The most common reason to get life insurance is to help make sure that life expenses can still be covered after the death of a family’s income earner. This usually means insuring life of the mother or father to help cover a mortgage or college and other major costs of the surviving family.
So why would you insure the life of a 22 year old college student?
We’ve been getting inquiries about this topic a lot recently. It turns out there are two good reasons to do this.
First, recent changes in the law mean that federal student loans are excluded from bankruptcy protection. This means that if someone facing financial hardship has to declare bankruptcy, student loans won’t be included under the bankruptcy program and the full amount of the loans will remain due.
How does this affect you? The income details of parents are factored into a college students federal financial aid options until the student is 26, in most cases. Student loans form the bulk of financial aid and many, if not most, parents end up co-signing loans for students.

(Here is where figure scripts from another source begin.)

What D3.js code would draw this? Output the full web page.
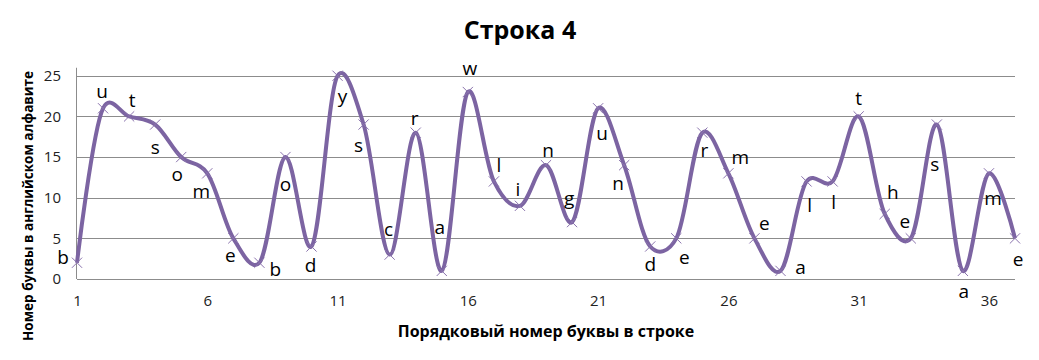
<!DOCTYPE html>
<html>
<head>
<meta charset="utf-8">
<script src="https://cdn.jsdelivr.net/npm/d3@7"></script>
<style>
  body { margin: 0; background: #fff; }
  svg { display: block; font-family: "Open Sans", "Noto Sans", sans-serif; }
</style>
</head>
<body>
<svg></svg>
<script>
let width = 1039,
    height = 360;

// letters of the line and their number in the english alphabet
const letters = ["b", "u", "t", "s", "o", "m", "e", "b", "o", "d", "y", "s", "c", "r", "a", "w", "l", "i", "n",
    "g", "u", "n", "d", "e", "r", "m", "e", "a", "l", "l", "t", "h", "e", "s", "a", "m", "e"];
const values = [2, 21, 20, 19, 15, 13, 5, 2, 15, 4, 25, 19, 3, 18, 1, 23, 12, 9, 14,
    7, 21, 14, 4, 5, 18, 13, 5, 1, 12, 12, 20, 8, 5, 19, 1, 13, 5];
const xTicks = [1, 6, 11, 16, 21, 26, 31, 36];
const yTicks = [0, 5, 10, 15, 20, 25];

// where each letter label sits relative to its point (px)
const labelOffsets = [[-14, -5], [-1, -16], [3, -15], [0, 23], [-4, 18], [-6, 19], [-3, 18], [16, 7], [0, 28], [-1, 20],
    [5, 21], [-5, 21], [-1, -25], [-1, -14], [-2, -43], [2, -23], [5, -15], [-2, -16], [2, -14], [-3, -23],
    [4, 26], [-6, 19], [0, 19], [8, 20], [2, 18], [12, -15], [10, -14], [20, -3], [3, 25], [1, 22],
    [0, -17], [8, -21], [-6, -16], [-2, 40], [1, 21], [4, 26], [3, 22]];

const points = values.map((v, i) => ({ pos: i + 1, value: v, letter: letters[i], off: labelOffsets[i] }));

let svg = d3.select("svg")
    .attr("width", width)
    .attr("height", height);

let x = d3.scaleLinear().domain([1, 37]).range([77, 1015]);
let y = d3.scaleLinear().domain([0, 25]).range([279, 75.75]);

// title
svg.append("text")
    .attr("x", 520)
    .attr("y", 39)
    .attr("text-anchor", "middle")
    .style("font-size", "25px")
    .style("font-weight", "bold")
    .text("Строка 4");

// gridlines
svg.append("g")
    .selectAll("line")
    .data(yTicks)
    .enter()
    .append("line")
    .attr("x1", x(1))
    .attr("x2", x(37))
    .attr("y1", d => Math.round(y(d)) + 0.5)
    .attr("y2", d => Math.round(y(d)) + 0.5)
    .attr("stroke", "#8c8c8c")
    .attr("stroke-width", 1);

// y axis line
svg.append("line")
    .attr("x1", 76.5).attr("x2", 76.5)
    .attr("y1", y(0)).attr("y2", y(25) - 8)
    .attr("stroke", "#8c8c8c");

// axes labels
let yAxis = d3.axisLeft(y).tickValues(yTicks).tickSize(0).tickPadding(16);
svg.append("g")
    .attr("transform", "translate(77,0)")
    .call(yAxis)
    .call(g => g.select(".domain").remove())
    .selectAll("text")
    .style("font-family", "Open Sans")
    .style("font-size", "15px")
    .attr("fill", "#222");

let xAxis = d3.axisBottom(x).tickValues(xTicks).tickSize(0).tickPadding(16);
svg.append("g")
    .attr("transform", "translate(0," + y(0) + ")")
    .call(xAxis)
    .call(g => g.select(".domain").remove())
    .selectAll("text")
    .style("font-family", "Open Sans")
    .style("font-size", "15px")
    .attr("fill", "#222");

svg.append("text")
    .attr("x", 546)
    .attr("y", 337)
    .attr("text-anchor", "middle")
    .style("font-size", "16px")
    .style("font-weight", "bold")
    .text("Порядковый номер буквы в строке");

svg.append("text")
    .attr("transform", "translate(33,206) rotate(-90)")
    .attr("text-anchor", "middle")
    .style("font-size", "13.5px")
    .style("font-weight", "bold")
    .text("Номер буквы в английском алфавите");

// smoothed line, Excel-like
let line = d3.line()
    .x(d => x(d.pos))
    .y(d => y(d.value))
    .curve(d3.curveCatmullRom.alpha(0.15));

svg.append("path")
    .datum(points)
    .attr("d", line)
    .attr("fill", "none")
    .attr("stroke", "#7c64a2")
    .attr("stroke-width", 4)
    .attr("stroke-linejoin", "round");

// x markers
let marker = d3.symbol().type(d3.symbolX).size(70);
svg.append("g")
    .selectAll("path")
    .data(points)
    .enter()
    .append("path")
    .attr("d", marker)
    .attr("transform", d => "translate(" + x(d.pos) + "," + y(d.value) + ")")
    .attr("fill", "none")
    .attr("stroke", "#8a73ad")
    .attr("stroke-width", 1);

// letter labels
svg.append("g")
    .selectAll("text")
    .data(points)
    .enter()
    .append("text")
    .attr("x", d => x(d.pos) + d.off[0])
    .attr("y", d => y(d.value) + d.off[1] + 6)
    .attr("text-anchor", "middle")
    .style("font-size", "19px")
    .attr("fill", "#000")
    .text(d => d.letter);
</script>
</body>
</html>
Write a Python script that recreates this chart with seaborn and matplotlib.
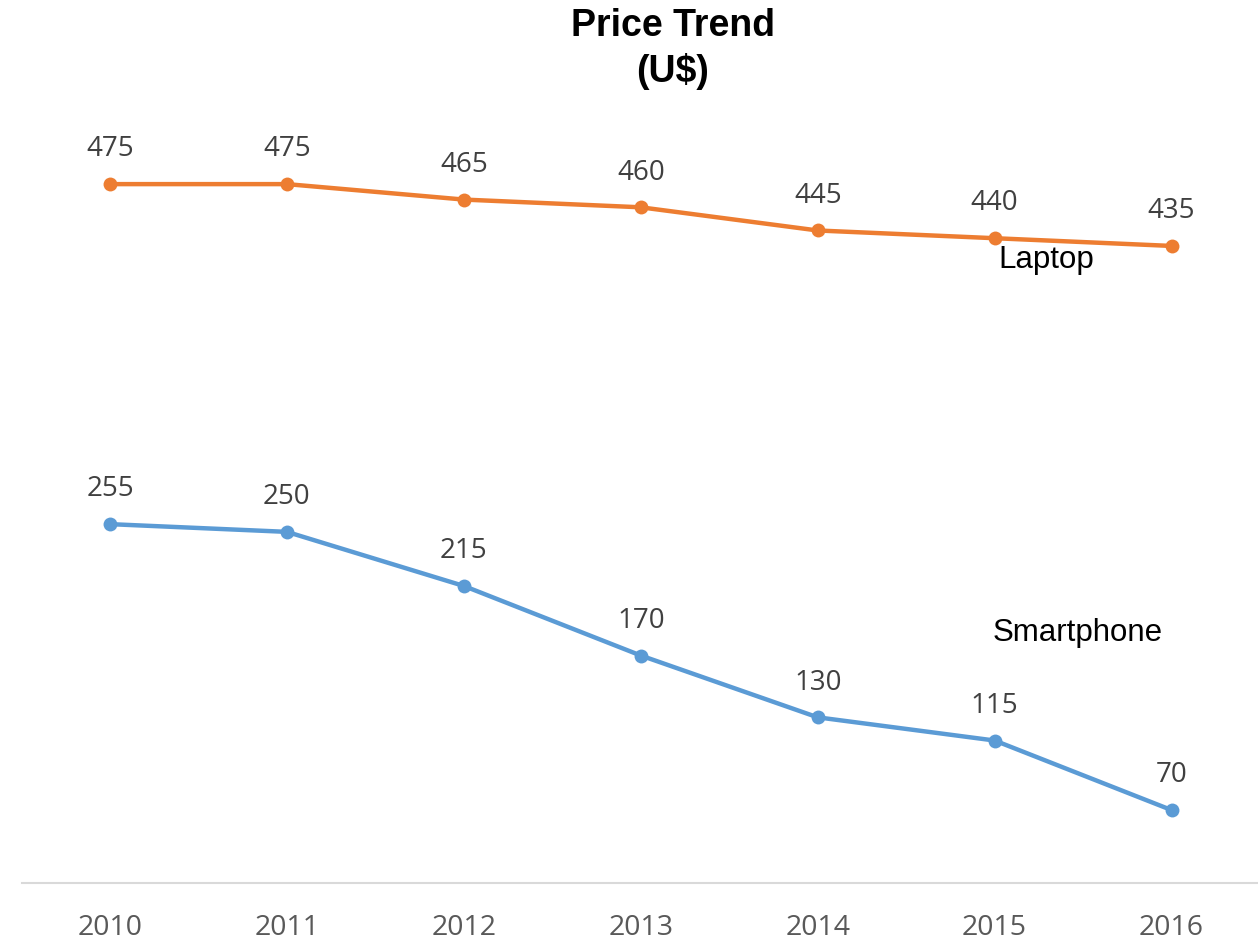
import matplotlib
matplotlib.use("Agg")
import matplotlib.pyplot as plt
import seaborn as sns
import pandas as pd

years = ["2010", "2011", "2012", "2013", "2014", "2015", "2016"]
laptop = [475, 475, 465, 460, 445, 440, 435]
smartphone = [255, 250, 215, 170, 130, 115, 70]
series_names = ["Laptop", "Smartphone"]
colors = {"Laptop": "#ED7D31", "Smartphone": "#5B9BD5"}

sns.set_theme(style="white")
plt.rcParams["font.family"] = ["Open Sans", "DejaVu Sans"]

df = pd.DataFrame({
    "pos": list(range(len(years))) * 2,
    "value": laptop + smartphone,
    "series": [series_names[0]] * len(years) + [series_names[1]] * len(years),
})

fig = plt.figure(figsize=(12.58, 9.44), dpi=100)
ax = fig.add_axes([0.0171, 0.0646, 0.9845, 0.779])

sns.lineplot(data=df, x="pos", y="value", hue="series", palette=colors,
             marker="o", markersize=10, markeredgewidth=0, linewidth=3.2,
             legend=False, ax=ax)

for vals, name in [(laptop, "Laptop"), (smartphone, "Smartphone")]:
    for i, v in enumerate(vals):
        ax.annotate(str(v), (i, v), xytext=(0, 25), textcoords="offset points",
                    ha="center", va="center", fontsize=20, color="#404040")

ax.text(5.29, 425.8, "Laptop", ha="center", va="center", fontsize=22.5,
        family="Liberation Sans", color="black")
ax.text(5.47, 184.8, "Smartphone", ha="center", va="center", fontsize=22.5,
        family="Liberation Sans", color="black")

ax.set_xlim(-0.5, 6.5)
ax.set_ylim(22.8, 498.6)
ax.set_xticks(range(len(years)))
ax.set_xticklabels(years, fontsize=20.5, color="#595959")
ax.set_yticks([])
ax.tick_params(axis="x", length=0, pad=22)
ax.set_xlabel("")
ax.set_ylabel("")
for s in ["top", "right", "left"]:
    ax.spines[s].set_visible(False)
ax.spines["bottom"].set_color("#D9D9D9")
ax.spines["bottom"].set_linewidth(1.5)

fig.text(0.535, 0.948, "Price Trend\n(U$)", ha="center", va="center",
         fontsize=27, fontweight="bold", family="Liberation Sans",
         linespacing=1.33, color="black")

fig.savefig("out.png", dpi=100, facecolor="white")
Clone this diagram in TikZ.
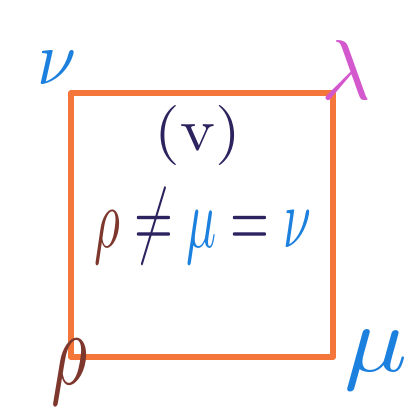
\documentclass[tikz,border=0pt]{standalone}
\usepackage{graphicx}
\definecolor{sqorange}{RGB}{245,118,58}
\definecolor{penblue}{RGB}{28,128,222}
\definecolor{penbrown}{RGB}{125,55,45}
\definecolor{pennavy}{RGB}{45,35,95}
\definecolor{penpink}{RGB}{212,88,205}
\tikzset{
  edge/.style={draw=sqorange, line width=6pt, line join=round, line cap=round},
  lbl/.style={inner sep=0pt, outer sep=0pt},
}
\begin{document}
\begin{tikzpicture}[x=1pt,y=-1pt]
  \useasboundingbox[fill=white] (0,0) rectangle (418,411);
  % corners
  \coordinate (cnu) at (71,93);
  \coordinate (clam) at (333,93);
  \coordinate (cmu) at (333,357);
  \coordinate (crho) at (71,357);
  \draw[edge] (cnu) -- (clam) -- (cmu) -- (crho) -- cycle;
  % corner labels
  \node[lbl, text=penblue] (nu) at (57,68) {\scalebox{7}[7.7]{$\nu$}};
  \node[lbl, text=penpink] (lam) at (346,70) {\scalebox{8.5}{$\lambda$}};
  \node[lbl, text=penbrown] (rho) at (70,372) {\scalebox{7}[10.5]{$\rho$}};
  \node[lbl, text=penblue] (mu) at (376,360) {\scalebox{10.5}[9.5]{$\mu$}};
  % centre texts
  \node[lbl, text=pennavy] (case) at (198,136) {\scalebox{6.6}[6]{(v)}};
  \node[lbl] (rel) at (203,226) {\scalebox{5}[8.5]{$
    {\color{penbrown}\rho}\mathrel{\color{pennavy}\neq}{\color{penblue}\mu}\mathrel{\color{pennavy}=}{\color{penblue}\nu}$}};
\end{tikzpicture}
\end{document}
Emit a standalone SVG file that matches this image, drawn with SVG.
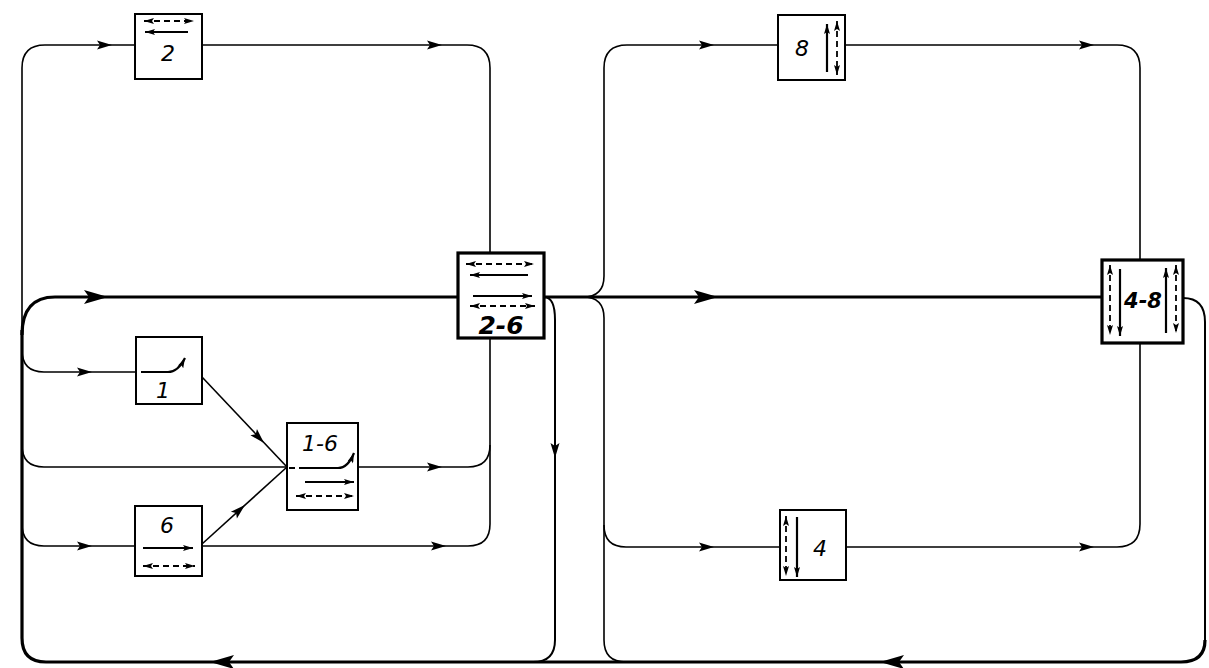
<svg xmlns="http://www.w3.org/2000/svg" width="1209" height="668" viewBox="0 0 1209 668">
<style>
.n{fill:#fff;stroke:#000;stroke-width:2}
.nb{fill:#fff;stroke:#000;stroke-width:3.2}
.c{fill:none;stroke:#000;stroke-width:1.6}
.cm{fill:none;stroke:#000;stroke-width:2}
.ct{fill:none;stroke:#000;stroke-width:3.2}
.i{fill:none;stroke:#000;stroke-width:2.2}
.d{fill:none;stroke:#000;stroke-width:1.8;stroke-dasharray:6 4}
.t{font-family:"DejaVu Sans","Liberation Sans",sans-serif;font-style:italic;font-size:22px;text-anchor:middle}
.tb{font-family:"DejaVu Sans","Liberation Sans",sans-serif;font-style:italic;font-weight:bold;font-size:25px;text-anchor:middle}
</style>
<defs>
<marker id="a" viewBox="0 0 10 6" refX="10" refY="3" markerWidth="11" markerHeight="6" markerUnits="userSpaceOnUse" orient="auto-start-reverse"><path d="M0,0 L10,3 L0,6 L2,3Z"/></marker>
<path id="ah" d="M0,0 L-15,-4.5 L-12,0 L-15,4.5Z"/>
<path id="AH" d="M0,0 L-24,-7 L-19,0 L-24,7Z"/>
</defs>
<g id="connectors">
<path class="ct" d="M22,335 Q22,297 55,297 L458,297"/>
<path class="ct" d="M544,297 L1102,297"/>
<path class="ct" d="M1205,640 Q1205,662 1181,662 L46,662 Q22,662 22,638 L22,330"/>
<path class="cm" d="M1183,298 Q1205,298 1205,322 L1205,640"/>
<path class="c" d="M22,330 L22,68 Q22,45 45,45 L135,45"/>
<path class="c" d="M202,45 L467,45 Q490,45 490,68 L490,253"/>
<path class="c" d="M22,350 Q22,372 44,372 L136,372"/>
<path class="c" d="M22,445 Q22,467 44,467 L287,467"/>
<path class="c" d="M22,524 Q22,546 44,546 L135,546"/>
<path class="c" d="M202,377 L287,467"/>
<path class="c" d="M202,544 L287,467"/>
<path class="c" d="M358,467 L468,467 Q490,467 490,445 L490,338"/>
<path class="c" d="M202,546 L468,546 Q490,546 490,524 L490,445"/>
<path class="cm" d="M544,297 Q555,297 555,320 L555,640 Q555,662 533,662"/>
<path class="c" d="M583,297 Q604,297 604,276 L604,68 Q604,45 627,45 L778,45"/>
<path class="c" d="M583,297 Q604,297 604,318 L604,640 Q604,662 626,662"/>
<path class="c" d="M604,525 Q604,547 626,547 L780,547"/>
<path class="c" d="M845,45 L1117,45 Q1140,45 1140,68 L1140,260"/>
<path class="c" d="M1140,343 L1140,524 Q1140,547 1117,547 L846,547"/>
<use href="#AH" transform="translate(108,297)"/>
<use href="#AH" transform="translate(718,297)"/>
<use href="#AH" transform="translate(210,662) rotate(180)"/>
<use href="#AH" transform="translate(880,662) rotate(180)"/>
<use href="#ah" transform="translate(112,45)"/>
<use href="#ah" transform="translate(442,45)"/>
<use href="#ah" transform="translate(714,45)"/>
<use href="#ah" transform="translate(1094,45)"/>
<use href="#ah" transform="translate(92,372)"/>
<use href="#ah" transform="translate(92,546)"/>
<use href="#ah" transform="translate(442,467)"/>
<use href="#ah" transform="translate(446,546)"/>
<use href="#ah" transform="translate(555,458) rotate(90)"/>
<use href="#ah" transform="translate(714,547)"/>
<use href="#ah" transform="translate(1094,547)"/>
<use href="#ah" transform="translate(264,443) rotate(46.6)"/>
<use href="#ah" transform="translate(245,505) rotate(-42.2)"/>
</g>
<g id="n2">
<rect class="n" x="135" y="14" width="67" height="65"/>
<line class="d" x1="144" y1="21" x2="194" y2="21" marker-start="url(#a)" marker-end="url(#a)"/>
<line class="i" x1="188" y1="32" x2="145" y2="32" marker-end="url(#a)"/>
<text class="t" x="168" y="61">2</text>
</g>
<g id="n8">
<rect class="n" x="778" y="15" width="67" height="65"/>
<text class="t" x="802" y="56">8</text>
<line class="i" x1="827" y1="72" x2="827" y2="24" marker-end="url(#a)"/>
<line class="d" x1="837" y1="21" x2="837" y2="75" marker-start="url(#a)" marker-end="url(#a)"/>
</g>
<g id="n26">
<rect class="nb" x="458" y="253" width="86" height="85"/>
<line class="d" x1="466" y1="264" x2="534" y2="264" marker-start="url(#a)" marker-end="url(#a)"/>
<line class="i" x1="528" y1="275" x2="470" y2="275" marker-end="url(#a)"/>
<line class="i" x1="473" y1="296" x2="532" y2="296" marker-end="url(#a)"/>
<line class="d" x1="470" y1="306" x2="535" y2="306" marker-start="url(#a)" marker-end="url(#a)"/>
<text class="tb" x="501" y="334">2-6</text>
</g>
<g id="n48">
<rect class="nb" x="1102" y="260" width="81" height="83"/>
<line class="d" x1="1110" y1="265" x2="1110" y2="335" marker-start="url(#a)" marker-end="url(#a)"/>
<line class="i" x1="1120" y1="269" x2="1120" y2="336" marker-end="url(#a)"/>
<text class="tb" x="1143" y="308" style="font-size:21px">4-8</text>
<line class="i" x1="1166" y1="333" x2="1166" y2="268" marker-end="url(#a)"/>
<line class="d" x1="1176" y1="265" x2="1176" y2="333" marker-start="url(#a)" marker-end="url(#a)"/>
</g>
<g id="n1">
<rect class="n" x="136" y="337" width="66" height="67"/>
<path class="i" d="M141,372 L168,372 Q178,372 185,358" marker-end="url(#a)"/>
<text class="t" x="163" y="398">1</text>
</g>
<g id="n16">
<rect class="n" x="287" y="423" width="71" height="87"/>
<text class="t" x="320" y="451">1-6</text>
<path class="d" d="M289,468 L300,468"/>
<path class="i" d="M300,468 L338,468 Q348,468 354,453" marker-end="url(#a)"/>
<line class="i" x1="305" y1="482" x2="354" y2="482" marker-end="url(#a)"/>
<line class="d" x1="296" y1="496" x2="354" y2="496" marker-start="url(#a)" marker-end="url(#a)"/>
</g>
<g id="n6">
<rect class="n" x="135" y="506" width="67" height="70"/>
<text class="t" x="167" y="533">6</text>
<line class="i" x1="143" y1="548" x2="193" y2="548" marker-end="url(#a)"/>
<line class="d" x1="143" y1="566" x2="195" y2="566" marker-start="url(#a)" marker-end="url(#a)"/>
</g>
<g id="n4">
<rect class="n" x="780" y="510" width="66" height="70"/>
<line class="d" x1="786" y1="516" x2="786" y2="576" marker-start="url(#a)" marker-end="url(#a)"/>
<line class="i" x1="797" y1="517" x2="797" y2="577" marker-end="url(#a)"/>
<text class="t" x="820" y="556">4</text>
</g>
</svg>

The average student debt in DC is $41,000.The result is that in the event of the death of the student, the parents will have the additional hardship of having to still re-pay those loans.
If that weren’t enough, the second reason to get insurance is to set them up well going forward. If you get a 30-year policy, when your child is out of school, working and making a good living, she could refinance those loans to eliminate the parents’ obligation then change the beneficiary to her spouse and keep an inexpensive policy into her mid-50s.
Looked at that way, that’s an argument to increase the coverage amount to $200k or $300k, more in line with what a person might need in their 30s and 40s when she has a family of her own.